Gig Economy: Coming to an Industry Near You

The gig economy, once characterized by blue-collar contingent employees, has recently grown with online options: drivers working part-time for Uber, nannies for hire through Care.com, and repairmen contracted by online home improvement sites. As the gig workforce evolves, so do the industries who find them useful.

Gig workers are temporary contractors who have a series of part-time jobs, instead of one full-time employer. Employers may find it convenient to hire “moonlighters,” because it reduces their long-term commitment, allowing them to focus less on fixed costs, such as office space, benefits, and other traditional business resources, and more on project outcomes and results.

The availability of independent contractors has grown steadily. The gig economy represents 34 percent of the total U.S. workforce and is expected to grow to 43 percent — or 7.7 million workers — by 2020.  More white-collar employees are taking advantage of flexible freelance arrangements, and the marketplace is adjusting to the shift.

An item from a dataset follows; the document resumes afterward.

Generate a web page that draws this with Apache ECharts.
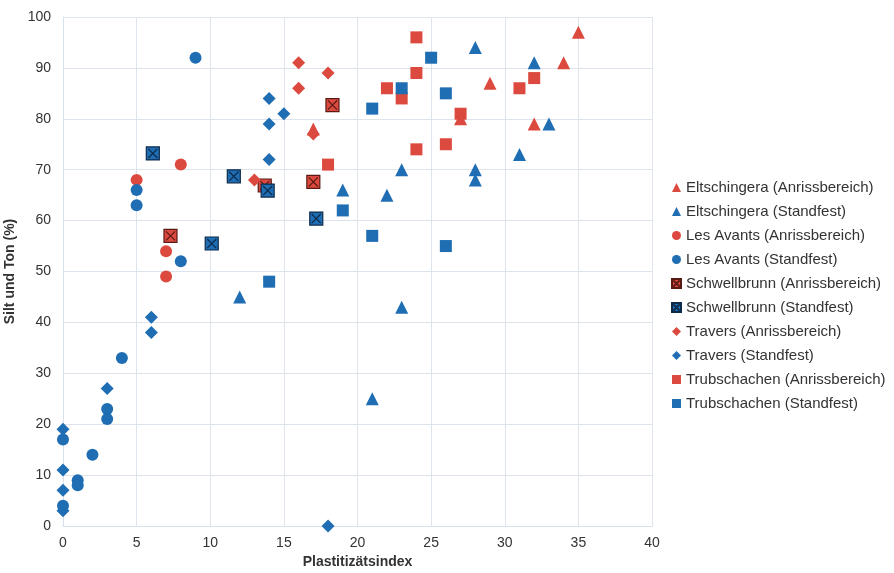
<!DOCTYPE html>
<html><head><meta charset="utf-8">
<script src="https://cdn.jsdelivr.net/npm/echarts@6/dist/echarts.min.js"></script>
<style>html,body{margin:0;padding:0;background:#fff}#c{width:894px;height:573px}</style>
</head><body><div id="c"></div>
<script>
const seriesNames = [
  "Eltschingera (Anrissbereich)", "Eltschingera (Standfest)",
  "Les Avants (Anrissbereich)", "Les Avants (Standfest)",
  "Schwellbrunn (Anrissbereich)", "Schwellbrunn (Standfest)",
  "Travers (Anrissbereich)", "Travers (Standfest)",
  "Trubschachen (Anrissbereich)", "Trubschachen (Standfest)"
];
const eltAnriss = [[35,97],[34,91],[29,87],[32,79],[27,80],[17,78]];
const eltStand = [[28,94],[32,91],[33,79],[31,73],[28,70],[28,68],[23,70],[23,43],[19,66],[22,65],[12,45],[21,25]];
const lesAnriss = [[5,68],[8,71],[7,54],[7,49]];
const lesStand = [[9,92],[5,66],[5,63],[8,52],[4,33],[3,23],[3,21],[0,17],[2,14],[1,9],[1,8],[0,4]];
const schAnriss = [[7.3,57],[18.3,82.7],[17,67.6],[13.7,66.9]];
const schStand = [[6.1,73.2],[11.6,68.7],[13.9,65.9],[10.1,55.5],[17.2,60.4]];
const travAnriss = [[16,91],[18,89],[16,86],[17,77],[13,68]];
const travStand = [[14,84],[15,81],[14,79],[14,72],[6,41],[6,38],[3,27],[0,19],[0,11],[0,7],[0,3],[18,0]];
const trubAnriss = [[24,96],[24,89],[23,84],[27,81],[24,74],[26,75],[31,86],[32,88],[22,86],[18,71]];
const trubStand = [[25,92],[26,85],[23,86],[21,82],[19,62],[21,57],[14,48],[26,55]];
const xTicks = [0,5,10,15,20,25,30,35,40];
const yTicks = [0,10,20,30,40,50,60,70,80,90,100];

const RED = '#dc4a3f', BLUE = '#1f6db3';
const crossSq = 'path://M0,0 L10,0 L10,10 L0,10 Z M1.5,1.5 L8.5,8.5 M8.5,1.5 L1.5,8.5';
const dataSets = [eltAnriss, eltStand, lesAnriss, lesStand, schAnriss, schStand, travAnriss, travStand, trubAnriss, trubStand];
const symbols = ['triangle','triangle','circle','circle',crossSq,crossSq,'diamond','diamond','rect','rect'];
const sizes = [13,13,12,12,13,13,13,13,12,12];

const series = dataSets.map((d,i)=>{
  const col = i%2===0 ? RED : BLUE;
  const isX = i===4 || i===5;
  return {
    name: seriesNames[i], type:'scatter', data:d,
    symbol: symbols[i], symbolSize: sizes[i],
    itemStyle: isX ? {color: col, borderColor: i===4 ? '#5a1a14' : '#0d2a4a', borderWidth: 1.2, opacity:1} : {color: col, opacity:1}
  };
});

const chart = echarts.init(document.getElementById('c'), null, {renderer:'canvas'});
chart.setOption({
  animation:false,
  backgroundColor:'#fff',
  grid:{left:63, right:242, top:17, bottom:47, containLabel:false, outerBoundsMode:'none'},
  legend:{
    orient:'vertical', left:666, top:175, itemGap:9, itemWidth:9, itemHeight:9,
    textStyle:{fontFamily:'Liberation Sans, Arial', fontSize:15, color:'#333'},
    data: seriesNames.map((n,i)=>({name:n, icon: symbols[i]}))
  },
  xAxis:{
    type:'value', min:0, max:40, interval:5,
    name:'Plastitizätsindex', nameLocation:'middle', nameGap:27,
    nameTextStyle:{fontFamily:'Liberation Sans, Arial', fontWeight:'bold', fontSize:14, color:'#333'},
    axisLine:{show:true, lineStyle:{color:'#d9e1ea'}}, axisTick:{show:false},
    axisLabel:{fontFamily:'Liberation Sans, Arial', fontSize:14, color:'#333', margin:10},
    splitLine:{show:true, lineStyle:{color:'#dde4ec'}}
  },
  yAxis:{
    type:'value', min:0, max:100, interval:10,
    name:'Silt und Ton (%)', nameLocation:'middle', nameGap:32, nameRotate:90,
    nameTextStyle:{fontFamily:'Liberation Sans, Arial', fontWeight:'bold', fontSize:14, color:'#333'},
    axisLine:{show:true, lineStyle:{color:'#d9e1ea'}}, axisTick:{show:false},
    axisLabel:{fontFamily:'Liberation Sans, Arial', fontSize:14, color:'#333', margin:12},
    splitLine:{show:true, lineStyle:{color:'#dde4ec'}}
  },
  series: series
});
</script></body></html>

Many copywriters, content marketers and creative professionals use Upwork, an online freelancing platform, to connect with projects and companies. Although it was first used mostly by small businesses, increasingly large companies—like Samsung and Pfizer—are using Upwork to find temporary talent.  Similarly, Intuit’s Turbo Tax hired more than 1,000 on-demand certified public accountants to work remotely and assist online tax filers. More and more professionals are working multiple jobs and taking on side projects. Diane Mulcahy, author of The Gig Economy, notes that these part-time contractors have quickly infiltrated white-collar industries including health care, finance, law and technology.

Staffing companies have long provided a model for temporary workers across just about every industry. From the aspiring film director who supplements his income with advertising work, to the teachers who find supplementary summer work, the staffing industry has seen significant growth; finding ways to provide online options will help them to stay relevant. And while millennials are typically identified as early adopters and the largest current group of gig workers, Harvard and Princeton economists say baby boomers are embracing part-time work as a desirable retirement option.

Expanding worker class brings new labor issues

Though most traditional staffing companies have options that offer benefits including health care, paid time off and retirement, because gig workers who secure work independently are often considered contractors they are not technically employees of an organization. This raises new concerns about labor standards, legal implications, minimum wage, retirement savings, benefits, and health care coverage that is traditionally provided by employers to employees. Some U.S. lawmakers are pushing for legislation to provide portable benefits for temporary workers.

The growing gig economy offers both freedom and challenges for the workplace. As economist, Linda Nazareth, said, “The policies that made sense during the Great Depression may not be a fit for the realities of the 21st century. Business owners and entrepreneurs will need to navigate these issues in the midst of market transformations, but it is clear that the gig economy is here to stay.